Safety

Roblox trading scams, and the simple rules that beat all of them

You don't need to recognize every scam. You need a few rules that make all of them fail, because every scam depends on you breaking at least one.

Scammers in Roblox trading communities are not creative. They reuse the same few tricks because the tricks work on people who don't know the patterns. Learn the patterns once and you're effectively immune, because every one of these scams needs you to break a rule you can simply decide never to break.

The rules that beat everything

Before the specific scams, here are the rules. If you follow these, the rest can't touch you.

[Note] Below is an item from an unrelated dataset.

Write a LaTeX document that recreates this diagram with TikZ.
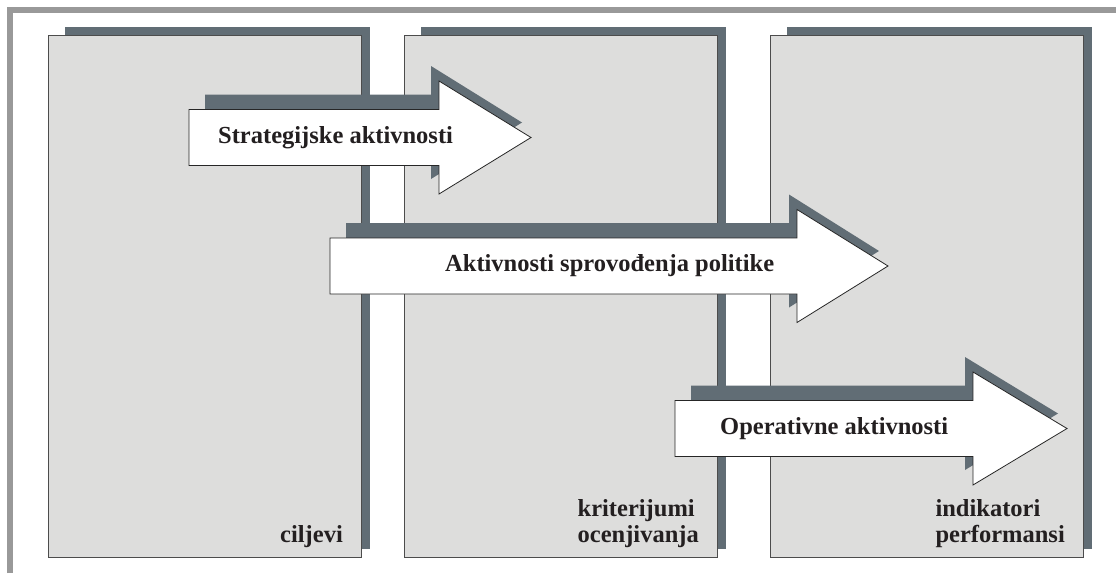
\documentclass[tikz,border=0pt]{standalone}
\usepackage{fontspec}
\setmainfont{Liberation Serif}
\usepackage{tikz}
\usetikzlibrary{calc}

\definecolor{framegray}{HTML}{999999}
\definecolor{panelgray}{HTML}{DDDDDC}
\definecolor{shadowslate}{HTML}{616D75}
\definecolor{inkdark}{HTML}{231F20}

\begin{document}
\begin{tikzpicture}[x=1pt, y=-1pt,
	panel/.style={fill=panelgray, draw=black!70, line width=0.8pt},
	shadow/.style={fill=shadowslate},
	arrowbox/.style={fill=white, draw=black!85, line width=0.8pt},
	caption/.style={font=\fontsize{24.5}{26}\selectfont\bfseries, text=inkdark, inner sep=0pt}]
		\useasboundingbox (0,0) rectangle (1116,573);
		\def\bh{28};
		\def\hh{56.5};
		\def\sy{15};

		% frame
		\draw[framegray, line width=5.5pt] (10,573) -- (10,10) -- (1116,10);

		% panels with their shadows
		\foreach \xl/\name in {48/goals, 404/criteria, 770/indicators}
		{
			\fill[shadow] (\xl+17,27) rectangle (\xl+322,549);
			\draw[panel] (\xl,35) rectangle (\xl+313,557);
			\coordinate (\name) at (\xl+295,548);
		}
		\node[caption, anchor=south east] (goalslabel) at (goals) {ciljevi};
		\node[caption, anchor=south east, align=left] (criterialabel) at (criteria) {kriterijumi\\ocenjivanja};
		\node[caption, anchor=south east, align=left] (indicatorslabel) at (indicators) {indikatori\\performansi};

		% block arrows
		\foreach \xa/\xh/\xt/\yc/\xs/\name/\txt in {
			189/439/531/137.5/218/strategic/Strategijske aktivnosti,
			330/797/888/266/445/policy/Aktivnosti sprovođenja politike,
			675/973/1067/428.5/720/operative/Operativne aktivnosti}
		{
			\fill[shadow] (\xa+16,\yc-\bh-\sy) -- (\xh-8,\yc-\bh-\sy) -- (\xh-8,\yc-\hh-\sy)
				-- (\xt-9,\yc-\sy) -- (\xh-8,\yc+\hh-\sy) -- (\xh-8,\yc+\bh-\sy)
				-- (\xa+16,\yc+\bh-\sy) -- cycle;
			\draw[arrowbox] (\xa,\yc-\bh) -- (\xh,\yc-\bh) -- (\xh,\yc-\hh)
				-- (\xt,\yc) -- (\xh,\yc+\hh) -- (\xh,\yc+\bh)
				-- (\xa,\yc+\bh) -- cycle;
			\node[caption, anchor=west] (\name) at (\xs,\yc) {\txt};
		}
	\end{tikzpicture}
\end{document}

  • Never give your Roblox login to anyone, ever, for any reason. No legitimate trade, giveaway, or "verification" needs it.
  • Never trade outside the in-game trade window. If a trade can't happen through the official trade system, it's a scam by design.
  • Never use a "generator," "free Robux" site, or anything that asks you to complete a survey or "human verification." None of them are real.
  • Never trust someone who created urgency. A real trade survives you taking a minute to check.

The fake middleman

A "middleman" (MM) is someone both traders trust to hold items when a trade can't be done in one window — common for cross-game or cross-item trades. The scam: a stranger volunteers as MM, takes one side's items "to hold," and vanishes.

The fix: only use a middleman you have independent reason to trust, and understand that for most trades you don't need one at all. If both items can go in the same trade window, there is no reason to involve a third person. We cover the safe version in how to use a middleman.

The trust trade

"You send first, I'll send right after." The moment you send, they leave. There is no such thing as a trust trade — the in-game trade window exists precisely so nobody has to send first. If someone asks you to send before they do, that is the scam, fully stated.

The "value" lie

A subtler one: the scammer quotes inflated values for their items and lowball values for yours, hoping you don't have a reference. This is why you keep a value list open. Check both sides on the value list for your game and run the trade through the calculator. A scammer's numbers fall apart against a community list they don't control.

The downgrade-in-disguise

They offer a pile of items that totals to your item's value but is all low-demand junk. It's "fair" on paper and a real loss, because you'll never move that pile at list. This isn't always a deliberate scam — sometimes it's just a bad trader — but the result is the same. Read the demand column, not just the totals.

If you do get scammed

Report the account through Roblox's report system, and don't chase it by making a second risky trade to "win it back" — that's exactly the emotional state the next scammer is hoping for. The value is gone; the lesson is cheap by comparison. Walk through our beginner's guide and trade from the rules next time.

The pattern under all of it: scams need you to act outside the official system, in a hurry, without a reference. Stay inside the trade window, keep a value list open, and refuse to be rushed, and there's simply nothing for them to exploit.